Shayne Wells, features reporter for the FOX 9 Morning News, is answering questions for today’s #TVTuesday about her schedule, tips on how to pitch her feature story ideas and much more.
1.Tell about your role at FOX 9 Morning News in Minneapolis-St. Paul and how long you’ve been with the station.
I started at FOX 9 as a producer on the evening news five years ago – so I’ve seen both sides of the broadcast, but my heart has always been with the morning side. I went to the morning side of things fulltime about four years ago, when I was producing the Jason Show, as well as being the traffic reporter for the FOX 9 Morning News. I moved into the FOX 9 features reporter role several months ago.
2. I realize that there are no “typical” days when you’re in the news business, but can you tell us about what one of your recent days looked like (including what time you get up)?
The time I get up in the morning depends on where our live shot that day is. Generally, I get up around 4:30 am and coffee is a must! My photographer and I get to our live shot location by 6 am and are there until around 9:30 am. After the live shots, I usually go back to the station to write the next day’s introductions, book future live shots and answer emails. In addition, I am called on to sub on the Jason Show when Kendall Mark is on vacation and to be a sub anchor on the FOX 9 Morning News.
3. You’re in a unique situation as a journalist who is providing feature content on the hour from 6:30 am – 10 am. You book your own live shots for your Monday through Friday program. When you receive pitches from people for live shots, what do you look for to make sure that it will be a good live shot – or rather, a series of live shots? What components have to be part of the pitch for you to consider it?
Visuals. Visuals. Visuals.
I often get a story idea that might be great as a print story but won’t cut it as a TV story because there aren’t great visuals. It has to be a unique story with great visuals.
There are a select group of public relations professionals and agencies that I trust and they know what I do, know what I need in order to make good TV and deliver what they promise. I tend to re-book with them over and over.
I can also share with you what I don’tlike in an email pitch:
–emails from NYC agency. They generally don’t know what I do.
–when someone hasn’t taken the time to figure out what I do.
–too commercial of a pitch.
–if they’ve burned a bridge with me or the station in the past by not living up to what they promised.
4. How far in advance to people need to pitch a story idea to you for live shots for the FOX 9 Morning News?
I like for someone to pitch me about four to six weeks prior to when they want to be on the air.

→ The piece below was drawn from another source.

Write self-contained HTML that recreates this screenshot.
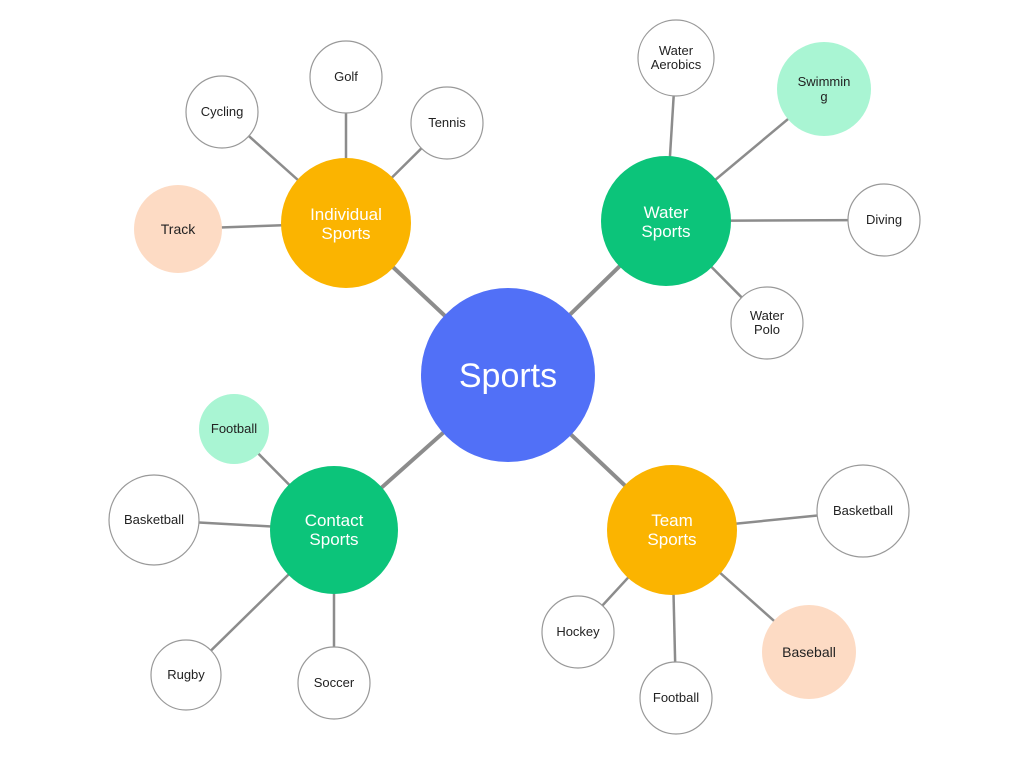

I’ll sometimes get an email from someone with a pitch for something that is going in two days and it’s just not possible for me to cover it because I’ve been booked for weeks. Plan ahead!
5. What’s one of the best list shots for the FOX 9 Morning News or the Jason Show that you’ve covered and why?
I had the pleasure of taping an interview with Tom Hanks and he was such a gentleman. He shook my hand, he walked me out of the room, he was a great interview, he was engaging and very genuine.
6. Has a guest ever not shown up at 6:30 am? If so, how have you covered?
Yes, I’ve had guests who were scheduled to appear during the 6:30 am time slot not show up! I end up shortening that live shot, which is usually 2.5 – 3 minutes, and making it only a minute or so.
I’ve also had guests who show up five minutes prior to when they’re going on air and they’re not prepared and/or have no visuals when they arrive. That doesn’t work either because we don’t want to jeopardize the integrity of the news. I’ll either not go on air or the segments will be really short because we’re here to serve our viewers.
7. What would you like public relations people to know or do to make your job more turn-key?
My best recommendation is to do your research and know what kind of live shots and segments I do before you pitch me . Watch my online clips. The more visuals you can provide for the segments the better. Explain to me what kind of visuals you have for each of my four live shots.
8. You’ve sometimes featured your daughter in live shots or on the Jason Show. Does she have aspirations to follow in mom’s footsteps?
My daughter thinks it’s fun! I really don’t want her to because it’s a demanding career. The realities of the art of a career in broadcasting are tough – starting in a small market and moving around.
9. Anything else to add?
I love my job because it’s all about bringing fun to the viewer and letting them in on that journey. A lot of what we’re watching, listening and reading in the news right now isn’t about fun right now, so I hope that I’m brightening people’s days.